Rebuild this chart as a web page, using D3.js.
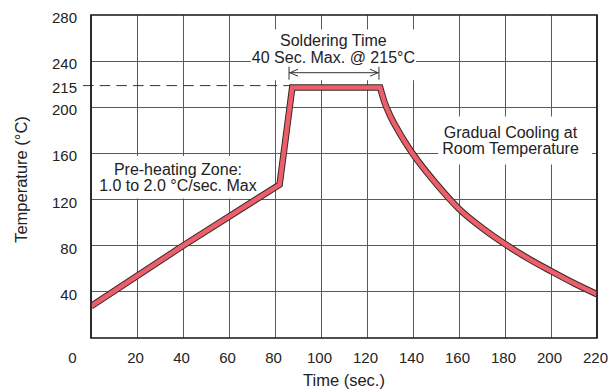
<!DOCTYPE html>
<html>
<head>
<meta charset="utf-8">
<script src="https://cdn.jsdelivr.net/npm/d3@7/dist/d3.min.js"></script>
<style>
  html, body { margin: 0; padding: 0; background: #fff; }
  svg { display: block; font-family: "Liberation Sans", Arial, Helvetica, sans-serif; }
</style>
</head>
<body>
<svg id="chart" width="613" height="390"></svg>
<script>
// ---------- data ----------
const timeTicks = [0, 20, 40, 60, 80, 100, 120, 140, 160, 180, 200, 220];
const tempTicks = [40, 80, 120, 160, 200, 240, 280];
const tempTickLabels = ["40", "80", "120", "160", "200", "240", "280"];
const refTempLabel = "215";
const refTempLevel = 218.8;          // where the 215 reference line sits in the picture
const profileTime = [0, 40, 82, 87.5, 125.7, 127.5, 130, 133.5, 139.8, 150, 160, 170, 180, 190, 200, 210, 220];
const profileTemp = [27.5, 80, 133, 217.2, 217.2, 205, 193, 180, 160, 134, 112, 95.5, 81.5, 69, 58, 47.5, 38];
const solderStart = 86.1, solderEnd = 125.2;
const xTitle = "Time (sec.)";
const yTitle = "Temperature (°C)";
const solderLines = ["Soldering Time", "40 Sec. Max. @ 215°C"];
const preheatLines = ["Pre-heating Zone:", "1.0 to 2.0 °C/sec. Max"];
const coolingLines = ["Gradual Cooling at", "Room Temperature"];

// ---------- layout ----------
const svg = d3.select("#chart");
const L = 91, R = 597, T = 15, B = 338;
const x = d3.scaleLinear().domain([0, 220]).range([L, R]);
const y = d3.scaleLinear().domain([0, 280]).range([B, T]);
const ink = "#222";
const gridColor = "#5a5a5a";

// grid
const grid = svg.append("g");
grid.selectAll("line.v").data(timeTicks.filter(d => d > 0 && d < 220)).join("line")
  .attr("x1", d => x(d)).attr("x2", d => x(d)).attr("y1", T).attr("y2", B)
  .attr("stroke", gridColor).attr("stroke-width", 1).attr("shape-rendering", "crispEdges");
grid.selectAll("line.h").data(tempTicks.filter(d => d < 280)).join("line")
  .attr("x1", L).attr("x2", R).attr("y1", d => y(d)).attr("y2", d => y(d))
  .attr("stroke", gridColor).attr("stroke-width", 1).attr("shape-rendering", "crispEdges");

// annotation helper: text block with white box behind
const boxLayer = svg.append("g");
const textLayer = svg.append("g");
function block(lines, cx, baseline, lh, pad, extraBottom) {
  const g = textLayer.append("g");
  lines.forEach((s, i) => {
    g.append("text").attr("x", cx).attr("y", baseline + i * lh)
      .attr("text-anchor", "middle").attr("font-size", 16).attr("fill", ink).text(s);
  });
  const bb = g.node().getBBox();
  boxLayer.append("rect")
    .attr("x", bb.x - pad.l).attr("y", bb.y - pad.t)
    .attr("width", bb.width + pad.l + pad.r)
    .attr("height", (extraBottom != null ? extraBottom - (bb.y - pad.t) : bb.height + pad.t + pad.b))
    .attr("fill", "#fff");
  return bb;
}

const arrowY = 72.7;
block(solderLines, x(105.4), 45.5, 17, {l: 1, r: 1, t: 2}, arrowY + 7.5);
block(preheatLines, x(37.8), 175, 15.5, {l: 6, r: 6, t: 5, b: 5});
block(coolingLines, x(182.4), 137.5, 16, {l: 4, r: 13, t: 7, b: 8});

// frame
svg.append("rect").attr("x", L).attr("y", T).attr("width", R - L).attr("height", B - T)
  .attr("fill", "none").attr("stroke", ink).attr("stroke-width", 1.6);

// reference dashed line at 215
svg.append("line")
  .attr("x1", L - 8).attr("x2", x(profileTime[3]) - 1)
  .attr("y1", y(refTempLevel)).attr("y2", y(refTempLevel))
  .attr("stroke", "#333").attr("stroke-width", 1).attr("stroke-dasharray", "10.5,6.2");

// profile band
const pts = profileTime.map((t, i) => [t, profileTemp[i]]);
const lin = d3.line().x(d => x(d[0])).y(d => y(d[1])).curve(d3.curveLinear);
const mono = d3.line().x(d => x(d[0])).y(d => y(d[1])).curve(d3.curveMonotoneX);
const p1 = lin(pts.slice(0, 5));
const p2 = mono(pts.slice(4)).replace(/^M[^A-Za-z]*/, "");
const pathD = p1 + p2;
svg.append("clipPath").attr("id", "plotclip").append("rect")
  .attr("x", L).attr("y", T).attr("width", R - L).attr("height", B - T);
svg.append("path").attr("d", pathD).attr("fill", "none").attr("stroke", "#3a2828")
  .attr("stroke-width", 6.6).attr("stroke-linejoin", "miter").attr("clip-path", "url(#plotclip)");
svg.append("path").attr("d", pathD).attr("fill", "none").attr("stroke", "#ec5f6a")
  .attr("stroke-width", 4.6).attr("stroke-linejoin", "miter").attr("clip-path", "url(#plotclip)");
// redraw frame edges over clipped band ends
svg.append("line").attr("x1", L).attr("x2", L).attr("y1", T).attr("y2", B).attr("stroke", ink).attr("stroke-width", 1.6);
svg.append("line").attr("x1", R).attr("x2", R).attr("y1", T).attr("y2", B).attr("stroke", ink).attr("stroke-width", 1.6);

// soldering time arrow
const ax1 = x(solderStart), ax2 = x(solderEnd);
const arr = svg.append("g").attr("stroke", "#333").attr("fill", "none").attr("stroke-width", 1);
arr.append("line").attr("x1", ax1).attr("x2", ax2).attr("y1", arrowY).attr("y2", arrowY);
arr.append("line").attr("x1", ax1).attr("x2", ax1).attr("y1", arrowY - 6).attr("y2", arrowY + 7);
arr.append("line").attr("x1", ax2).attr("x2", ax2).attr("y1", arrowY - 6).attr("y2", arrowY + 7);
arr.append("path").attr("d", `M${ax1 + 9},${arrowY - 3.5}L${ax1 + 1},${arrowY}L${ax1 + 9},${arrowY + 3.5}`);
arr.append("path").attr("d", `M${ax2 - 9},${arrowY - 3.5}L${ax2 - 1},${arrowY}L${ax2 - 9},${arrowY + 3.5}`);

// tick labels
svg.append("g").selectAll("text").data(tempTicks).join("text")
  .attr("x", 77).attr("y", d => y(d) + 2.5).attr("dominant-baseline", "central")
  .attr("text-anchor", "end").attr("font-size", 15).attr("fill", ink)
  .text((d, i) => tempTickLabels[i]);
svg.append("text").attr("x", 77).attr("y", y(refTempLevel) + 1.5).attr("dominant-baseline", "central")
  .attr("text-anchor", "end").attr("font-size", 15).attr("fill", ink).text(refTempLabel);
svg.append("g").selectAll("text").data(timeTicks).join("text")
  .attr("x", d => d === 0 ? x(d) - 18.5 : x(d) - 1.5).attr("y", 357).attr("dominant-baseline", "central")
  .attr("text-anchor", "middle").attr("font-size", 15).attr("fill", ink)
  .text(d => d);

// axis titles
svg.append("text").attr("x", x(110)).attr("y", 380).attr("dominant-baseline", "central")
  .attr("text-anchor", "middle").attr("font-size", 16.5).attr("fill", ink).text(xTitle);
svg.append("text").attr("transform", `translate(21,${(T + B) / 2 + 3}) rotate(-90)`)
  .attr("dominant-baseline", "central")
  .attr("text-anchor", "middle").attr("font-size", 16.5).attr("fill", ink).text(yTitle);
</script>
</body>
</html>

----

What the task requires - Using the material above, set down every line exactly, but skip the pictures.

Right answer -
Rebuild this chart as a web page, using D3.js.
<!DOCTYPE html>
<html>
<head>
<meta charset="utf-8">
<script src="https://cdn.jsdelivr.net/npm/d3@7/dist/d3.min.js"></script>
<style>
  html, body { margin: 0; padding: 0; background: #fff; }
  svg { display: block; font-family: "Liberation Sans", Arial, Helvetica, sans-serif; }
</style>
</head>
<body>
<svg id="chart" width="613" height="390"></svg>
<script>
// ---------- data ----------
const timeTicks = [0, 20, 40, 60, 80, 100, 120, 140, 160, 180, 200, 220];
const tempTicks = [40, 80, 120, 160, 200, 240, 280];
const tempTickLabels = ["40", "80", "120", "160", "200", "240", "280"];
const refTempLabel = "215";
const refTempLevel = 218.8;          // where the 215 reference line sits in the picture
const profileTime = [0, 40, 82, 87.5, 125.7, 127.5, 130, 133.5, 139.8, 150, 160, 170, 180, 190, 200, 210, 220];
const profileTemp = [27.5, 80, 133, 217.2, 217.2, 205, 193, 180, 160, 134, 112, 95.5, 81.5, 69, 58, 47.5, 38];
const solderStart = 86.1, solderEnd = 125.2;
const xTitle = "Time (sec.)";
const yTitle = "Temperature (°C)";
const solderLines = ["Soldering Time", "40 Sec. Max. @ 215°C"];
const preheatLines = ["Pre-heating Zone:", "1.0 to 2.0 °C/sec. Max"];
const coolingLines = ["Gradual Cooling at", "Room Temperature"];

// ---------- layout ----------
const svg = d3.select("#chart");
const L = 91, R = 597, T = 15, B = 338;
const x = d3.scaleLinear().domain([0, 220]).range([L, R]);
const y = d3.scaleLinear().domain([0, 280]).range([B, T]);
const ink = "#222";
const gridColor = "#5a5a5a";

// grid
const grid = svg.append("g");
grid.selectAll("line.v").data(timeTicks.filter(d => d > 0 && d < 220)).join("line")
  .attr("x1", d => x(d)).attr("x2", d => x(d)).attr("y1", T).attr("y2", B)
  .attr("stroke", gridColor).attr("stroke-width", 1).attr("shape-rendering", "crispEdges");
grid.selectAll("line.h").data(tempTicks.filter(d => d < 280)).join("line")
  .attr("x1", L).attr("x2", R).attr("y1", d => y(d)).attr("y2", d => y(d))
  .attr("stroke", gridColor).attr("stroke-width", 1).attr("shape-rendering", "crispEdges");

// annotation helper: text block with white box behind
const boxLayer = svg.append("g");
const textLayer = svg.append("g");
function block(lines, cx, baseline, lh, pad, extraBottom) {
  const g = textLayer.append("g");
  lines.forEach((s, i) => {
    g.append("text").attr("x", cx).attr("y", baseline + i * lh)
      .attr("text-anchor", "middle").attr("font-size", 16).attr("fill", ink).text(s);
  });
  const bb = g.node().getBBox();
  boxLayer.append("rect")
    .attr("x", bb.x - pad.l).attr("y", bb.y - pad.t)
    .attr("width", bb.width + pad.l + pad.r)
    .attr("height", (extraBottom != null ? extraBottom - (bb.y - pad.t) : bb.height + pad.t + pad.b))
    .attr("fill", "#fff");
  return bb;
}

const arrowY = 72.7;
block(solderLines, x(105.4), 45.5, 17, {l: 1, r: 1, t: 2}, arrowY + 7.5);
block(preheatLines, x(37.8), 175, 15.5, {l: 6, r: 6, t: 5, b: 5});
block(coolingLines, x(182.4), 137.5, 16, {l: 4, r: 13, t: 7, b: 8});

// frame
svg.append("rect").attr("x", L).attr("y", T).attr("width", R - L).attr("height", B - T)
  .attr("fill", "none").attr("stroke", ink).attr("stroke-width", 1.6);

// reference dashed line at 215
svg.append("line")
  .attr("x1", L - 8).attr("x2", x(profileTime[3]) - 1)
  .attr("y1", y(refTempLevel)).attr("y2", y(refTempLevel))
  .attr("stroke", "#333").attr("stroke-width", 1).attr("stroke-dasharray", "10.5,6.2");

// profile band
const pts = profileTime.map((t, i) => [t, profileTemp[i]]);
const lin = d3.line().x(d => x(d[0])).y(d => y(d[1])).curve(d3.curveLinear);
const mono = d3.line().x(d => x(d[0])).y(d => y(d[1])).curve(d3.curveMonotoneX);
const p1 = lin(pts.slice(0, 5));
const p2 = mono(pts.slice(4)).replace(/^M[^A-Za-z]*/, "");
const pathD = p1 + p2;
svg.append("clipPath").attr("id", "plotclip").append("rect")
  .attr("x", L).attr("y", T).attr("width", R - L).attr("height", B - T);
svg.append("path").attr("d", pathD).attr("fill", "none").attr("stroke", "#3a2828")
  .attr("stroke-width", 6.6).attr("stroke-linejoin", "miter").attr("clip-path", "url(#plotclip)");
svg.append("path").attr("d", pathD).attr("fill", "none").attr("stroke", "#ec5f6a")
  .attr("stroke-width", 4.6).attr("stroke-linejoin", "miter").attr("clip-path", "url(#plotclip)");
// redraw frame edges over clipped band ends
svg.append("line").attr("x1", L).attr("x2", L).attr("y1", T).attr("y2", B).attr("stroke", ink).attr("stroke-width", 1.6);
svg.append("line").attr("x1", R).attr("x2", R).attr("y1", T).attr("y2", B).attr("stroke", ink).attr("stroke-width", 1.6);

// soldering time arrow
const ax1 = x(solderStart), ax2 = x(solderEnd);
const arr = svg.append("g").attr("stroke", "#333").attr("fill", "none").attr("stroke-width", 1);
arr.append("line").attr("x1", ax1).attr("x2", ax2).attr("y1", arrowY).attr("y2", arrowY);
arr.append("line").attr("x1", ax1).attr("x2", ax1).attr("y1", arrowY - 6).attr("y2", arrowY + 7);
arr.append("line").attr("x1", ax2).attr("x2", ax2).attr("y1", arrowY - 6).attr("y2", arrowY + 7);
arr.append("path").attr("d", `M${ax1 + 9},${arrowY - 3.5}L${ax1 + 1},${arrowY}L${ax1 + 9},${arrowY + 3.5}`);
arr.append("path").attr("d", `M${ax2 - 9},${arrowY - 3.5}L${ax2 - 1},${arrowY}L${ax2 - 9},${arrowY + 3.5}`);

// tick labels
svg.append("g").selectAll("text").data(tempTicks).join("text")
  .attr("x", 77).attr("y", d => y(d) + 2.5).attr("dominant-baseline", "central")
  .attr("text-anchor", "end").attr("font-size", 15).attr("fill", ink)
  .text((d, i) => tempTickLabels[i]);
svg.append("text").attr("x", 77).attr("y", y(refTempLevel) + 1.5).attr("dominant-baseline", "central")
  .attr("text-anchor", "end").attr("font-size", 15).attr("fill", ink).text(refTempLabel);
svg.append("g").selectAll("text").data(timeTicks).join("text")
  .attr("x", d => d === 0 ? x(d) - 18.5 : x(d) - 1.5).attr("y", 357).attr("dominant-baseline", "central")
  .attr("text-anchor", "middle").attr("font-size", 15).attr("fill", ink)
  .text(d => d);

// axis titles
svg.append("text").attr("x", x(110)).attr("y", 380).attr("dominant-baseline", "central")
  .attr("text-anchor", "middle").attr("font-size", 16.5).attr("fill", ink).text(xTitle);
svg.append("text").attr("transform", `translate(21,${(T + B) / 2 + 3}) rotate(-90)`)
  .attr("dominant-baseline", "central")
  .attr("text-anchor", "middle").attr("font-size", 16.5).attr("fill", ink).text(yTitle);
</script>
</body>
</html>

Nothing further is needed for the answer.